§ **What needs to be done**
Write the material out again in full, word for word. Do not include the pictures.

§ **Recorded data**

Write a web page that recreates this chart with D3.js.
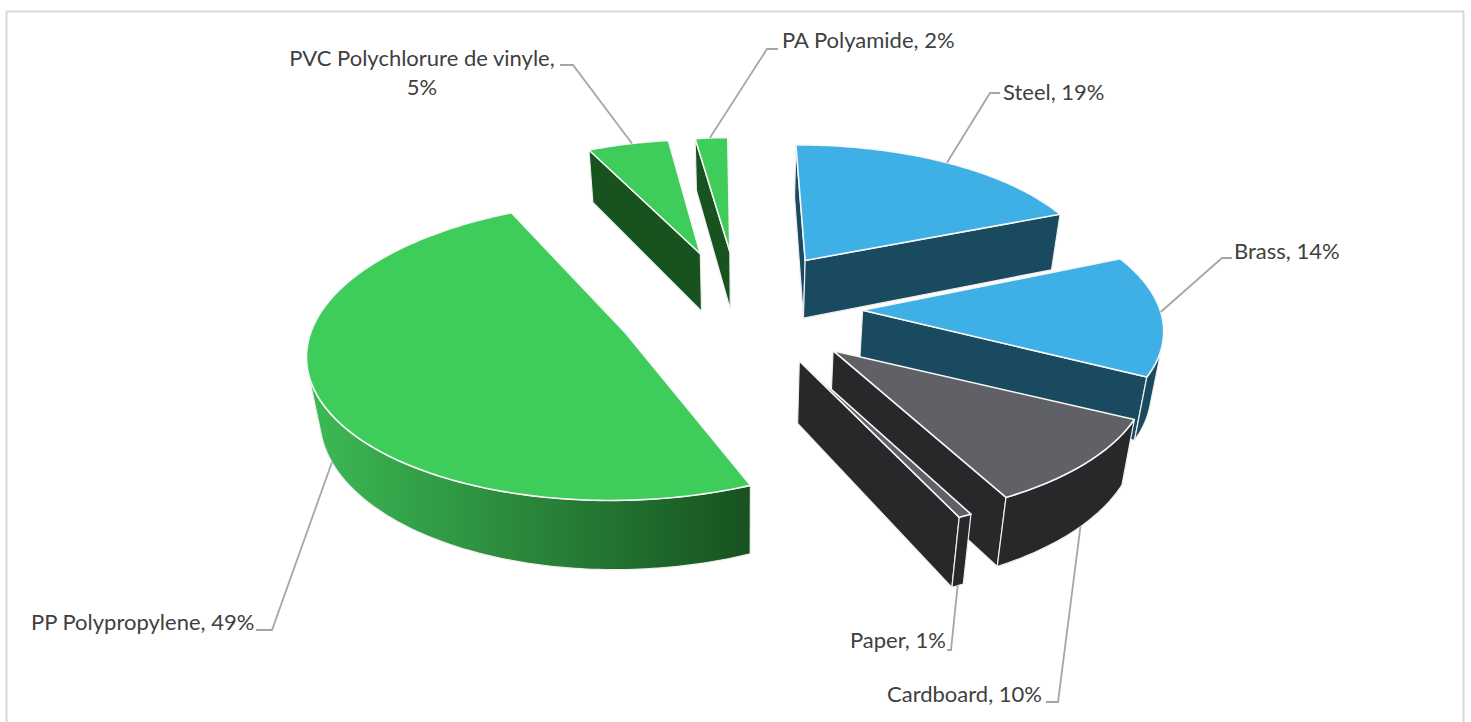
<!DOCTYPE html>
<html><head><meta charset="utf-8">
<script src="https://cdn.jsdelivr.net/npm/d3@7/dist/d3.min.js"></script>
<style>html,body{margin:0;background:#fff}svg{display:block}text{font-family:Lato,sans-serif;font-size:22px;fill:#404040}</style>
</head><body><svg id="c" width="1471" height="722"></svg>
<script>
const categories=["Steel","Brass","Cardboard","Paper","PP Polypropylene","PVC Polychlorure de vinyle","PA Polyamide"];
const shares=[19,14,10,0.6,49,5,2];
const topColors=["#3eb0e6","#3eb0e6","#606166","#606166","#3ecc5a","#3ecc5a","#3ecc5a"];
const sideColors=["#1a4a60","#1a4a60","#26282a","#26282a","#18531f","#18531f","#18531f"];
// label layout
const labelLines=[["Steel, 19%"],["Brass, 14%"],["Cardboard, 10%"],["Paper, 1%"],["PP Polypropylene, 49%"],["PVC Polychlorure de vinyle,","5%"],["PA Polyamide, 2%"]];
const labelPos=[[1003,100],[1234,259],[887,702],[850,648],[31,630],[422,66],[782,48]];
const labelAnchor=["start","start","start","start","start","middle","start"];
const leaderElbow=[[[990,93],[1000,93]],[[1222,258],[1232,258]],[[1058,702],[1046,702]],[[951,650],[947,650]],[[272,630],[256,630]],[[573,65],[560,65]],[[767,49],[778,49]]];
const leaderFrac=[.5,.47,.45,.5,.5,.55,.45];
const leaderZ=[0,0,1,1,1,0,0];
// projection parameters
const X0=744,Y0=308,A=300,B=138,K=.11,M=.03,H=60,ROT=-.75*Math.PI/180;
const explodeX=[.383,.395,.40,.40,.425,.52,.65];
const explodeY=[.43,.43,.43,.41,.43,.43,.43];
const sizes=[1,.99,1.01,1.03,1.03,1,1];
const twist=[0,-1,-2.5,-2,0,0,0];
const project=(x,y,z)=>{const w=1-K*y;return [X0+A*x/(w+M*z),Y0+(B*y+H*z)/w];};
const svg=d3.select("#c");
const defs=svg.append("defs");
const pie=d3.pie().sort(null).startAngle(ROT).endAngle(ROT+2*Math.PI);
const arcs=pie(shares).map((d,i)=>({...d,i,startAngle:d.startAngle+twist[i]*Math.PI/180,endAngle:d.endAngle+twist[i]*Math.PI/180}));
const line=d3.line();
const grad=defs.append("linearGradient").attr("id","ppWall").attr("gradientUnits","userSpaceOnUse").attr("x1",310).attr("x2",752).attr("y1",0).attr("y2",0);
grad.append("stop").attr("offset",0).attr("stop-color","#3cba55");
grad.append("stop").attr("offset",1).attr("stop-color","#17511f");
svg.append("rect").attr("x",6.5).attr("y",11.5).attr("width",1457).attr("height",720).attr("fill","#fff").attr("stroke","#d9d9d9").attr("stroke-width",2);
const cross=(p,q,r)=>(q[0]-p[0])*(r[1]-q[1])-(q[1]-p[1])*(r[0]-q[0]);
const info=arcs.map(d=>{const mid=(d.startAngle+d.endAngle)/2;
  const R=sizes[d.i];
  const ox=explodeX[d.i]*Math.sin(mid),oy=-explodeY[d.i]*Math.cos(mid);
  const pt=(a,z,r=1)=>project(ox+R*r*Math.sin(a),oy-R*r*Math.cos(a),z);
  return {...d,mid,oy,pt};});
const order=info.slice().sort((a,b)=>a.oy-b.oy);
const edge="#eeeeee";
order.forEach(d=>{
  const g=svg.append("g");
  const side=sideColors[d.i];
  const a0=d.startAngle,a1=d.endAngle;
  const N=Math.max(2,Math.ceil((a1-a0)/(Math.PI/180)));
  const as=d3.range(N+1).map(j=>a0+(a1-a0)*j/N);
  const ap0=d.pt(a0,0,0),ap1=d.pt(a0,1,0);
  const face=(a,sgn)=>{const r0=d.pt(a,0),r1=d.pt(a,1);
    if(cross(ap0,r0,r1)*sgn>0) g.append("path").attr("d",line([ap0,r0,r1,ap1])+"Z").attr("fill",side).attr("stroke",edge).attr("stroke-width",1.2).attr("stroke-linejoin","round");};
  face(a0,-1);face(a1,1);
  const vis=[];
  for(let j=0;j<N;j++){if(cross(d.pt(as[j],0),d.pt(as[j+1],0),d.pt(as[j+1],1))<0)vis.push(j);}
  if(vis.length){
    const lo=vis[0],hi=vis[vis.length-1]+1;
    const t=d3.range(lo,hi+1).map(j=>d.pt(as[j],0));
    const b=d3.range(hi,lo-1,-1).map(j=>d.pt(as[j],1));
    g.append("path").attr("d",line(t.concat(b))+"Z").attr("fill",d.i===4?"url(#ppWall)":side).attr("stroke",edge).attr("stroke-width",1.2).attr("stroke-linejoin","round");
  }
  const top=[ap0].concat(as.map(a=>d.pt(a,0)));
  g.append("path").attr("d",line(top)+"Z").attr("fill",topColors[d.i]).attr("stroke","#f8f8f8").attr("stroke-width",1.6).attr("stroke-linejoin","round");
});
info.forEach(d=>{
  const a=d.startAngle+(d.endAngle-d.startAngle)*leaderFrac[d.i];
  const s=d.pt(a,leaderZ[d.i]);
  svg.append("path").attr("d",line([s].concat(leaderElbow[d.i]))).attr("fill","none").attr("stroke","#a6a6a6").attr("stroke-width",1.8);
  const [x,y]=labelPos[d.i];
  labelLines[d.i].forEach((l,j)=>svg.append("text").attr("x",x).attr("y",y+j*28.5).attr("text-anchor",labelAnchor[d.i]).text(l));
});
</script></body></html>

§ **Task result**
Write a web page that recreates this chart with D3.js.
<!DOCTYPE html>
<html><head><meta charset="utf-8">
<script src="https://cdn.jsdelivr.net/npm/d3@7/dist/d3.min.js"></script>
<style>html,body{margin:0;background:#fff}svg{display:block}text{font-family:Lato,sans-serif;font-size:22px;fill:#404040}</style>
</head><body><svg id="c" width="1471" height="722"></svg>
<script>
const categories=["Steel","Brass","Cardboard","Paper","PP Polypropylene","PVC Polychlorure de vinyle","PA Polyamide"];
const shares=[19,14,10,0.6,49,5,2];
const topColors=["#3eb0e6","#3eb0e6","#606166","#606166","#3ecc5a","#3ecc5a","#3ecc5a"];
const sideColors=["#1a4a60","#1a4a60","#26282a","#26282a","#18531f","#18531f","#18531f"];
// label layout
const labelLines=[["Steel, 19%"],["Brass, 14%"],["Cardboard, 10%"],["Paper, 1%"],["PP Polypropylene, 49%"],["PVC Polychlorure de vinyle,","5%"],["PA Polyamide, 2%"]];
const labelPos=[[1003,100],[1234,259],[887,702],[850,648],[31,630],[422,66],[782,48]];
const labelAnchor=["start","start","start","start","start","middle","start"];
const leaderElbow=[[[990,93],[1000,93]],[[1222,258],[1232,258]],[[1058,702],[1046,702]],[[951,650],[947,650]],[[272,630],[256,630]],[[573,65],[560,65]],[[767,49],[778,49]]];
const leaderFrac=[.5,.47,.45,.5,.5,.55,.45];
const leaderZ=[0,0,1,1,1,0,0];
// projection parameters
const X0=744,Y0=308,A=300,B=138,K=.11,M=.03,H=60,ROT=-.75*Math.PI/180;
const explodeX=[.383,.395,.40,.40,.425,.52,.65];
const explodeY=[.43,.43,.43,.41,.43,.43,.43];
const sizes=[1,.99,1.01,1.03,1.03,1,1];
const twist=[0,-1,-2.5,-2,0,0,0];
const project=(x,y,z)=>{const w=1-K*y;return [X0+A*x/(w+M*z),Y0+(B*y+H*z)/w];};
const svg=d3.select("#c");
const defs=svg.append("defs");
const pie=d3.pie().sort(null).startAngle(ROT).endAngle(ROT+2*Math.PI);
const arcs=pie(shares).map((d,i)=>({...d,i,startAngle:d.startAngle+twist[i]*Math.PI/180,endAngle:d.endAngle+twist[i]*Math.PI/180}));
const line=d3.line();
const grad=defs.append("linearGradient").attr("id","ppWall").attr("gradientUnits","userSpaceOnUse").attr("x1",310).attr("x2",752).attr("y1",0).attr("y2",0);
grad.append("stop").attr("offset",0).attr("stop-color","#3cba55");
grad.append("stop").attr("offset",1).attr("stop-color","#17511f");
svg.append("rect").attr("x",6.5).attr("y",11.5).attr("width",1457).attr("height",720).attr("fill","#fff").attr("stroke","#d9d9d9").attr("stroke-width",2);
const cross=(p,q,r)=>(q[0]-p[0])*(r[1]-q[1])-(q[1]-p[1])*(r[0]-q[0]);
const info=arcs.map(d=>{const mid=(d.startAngle+d.endAngle)/2;
  const R=sizes[d.i];
  const ox=explodeX[d.i]*Math.sin(mid),oy=-explodeY[d.i]*Math.cos(mid);
  const pt=(a,z,r=1)=>project(ox+R*r*Math.sin(a),oy-R*r*Math.cos(a),z);
  return {...d,mid,oy,pt};});
const order=info.slice().sort((a,b)=>a.oy-b.oy);
const edge="#eeeeee";
order.forEach(d=>{
  const g=svg.append("g");
  const side=sideColors[d.i];
  const a0=d.startAngle,a1=d.endAngle;
  const N=Math.max(2,Math.ceil((a1-a0)/(Math.PI/180)));
  const as=d3.range(N+1).map(j=>a0+(a1-a0)*j/N);
  const ap0=d.pt(a0,0,0),ap1=d.pt(a0,1,0);
  const face=(a,sgn)=>{const r0=d.pt(a,0),r1=d.pt(a,1);
    if(cross(ap0,r0,r1)*sgn>0) g.append("path").attr("d",line([ap0,r0,r1,ap1])+"Z").attr("fill",side).attr("stroke",edge).attr("stroke-width",1.2).attr("stroke-linejoin","round");};
  face(a0,-1);face(a1,1);
  const vis=[];
  for(let j=0;j<N;j++){if(cross(d.pt(as[j],0),d.pt(as[j+1],0),d.pt(as[j+1],1))<0)vis.push(j);}
  if(vis.length){
    const lo=vis[0],hi=vis[vis.length-1]+1;
    const t=d3.range(lo,hi+1).map(j=>d.pt(as[j],0));
    const b=d3.range(hi,lo-1,-1).map(j=>d.pt(as[j],1));
    g.append("path").attr("d",line(t.concat(b))+"Z").attr("fill",d.i===4?"url(#ppWall)":side).attr("stroke",edge).attr("stroke-width",1.2).attr("stroke-linejoin","round");
  }
  const top=[ap0].concat(as.map(a=>d.pt(a,0)));
  g.append("path").attr("d",line(top)+"Z").attr("fill",topColors[d.i]).attr("stroke","#f8f8f8").attr("stroke-width",1.6).attr("stroke-linejoin","round");
});
info.forEach(d=>{
  const a=d.startAngle+(d.endAngle-d.startAngle)*leaderFrac[d.i];
  const s=d.pt(a,leaderZ[d.i]);
  svg.append("path").attr("d",line([s].concat(leaderElbow[d.i]))).attr("fill","none").attr("stroke","#a6a6a6").attr("stroke-width",1.8);
  const [x,y]=labelPos[d.i];
  labelLines[d.i].forEach((l,j)=>svg.append("text").attr("x",x).attr("y",y+j*28.5).attr("text-anchor",labelAnchor[d.i]).text(l));
});
</script></body></html>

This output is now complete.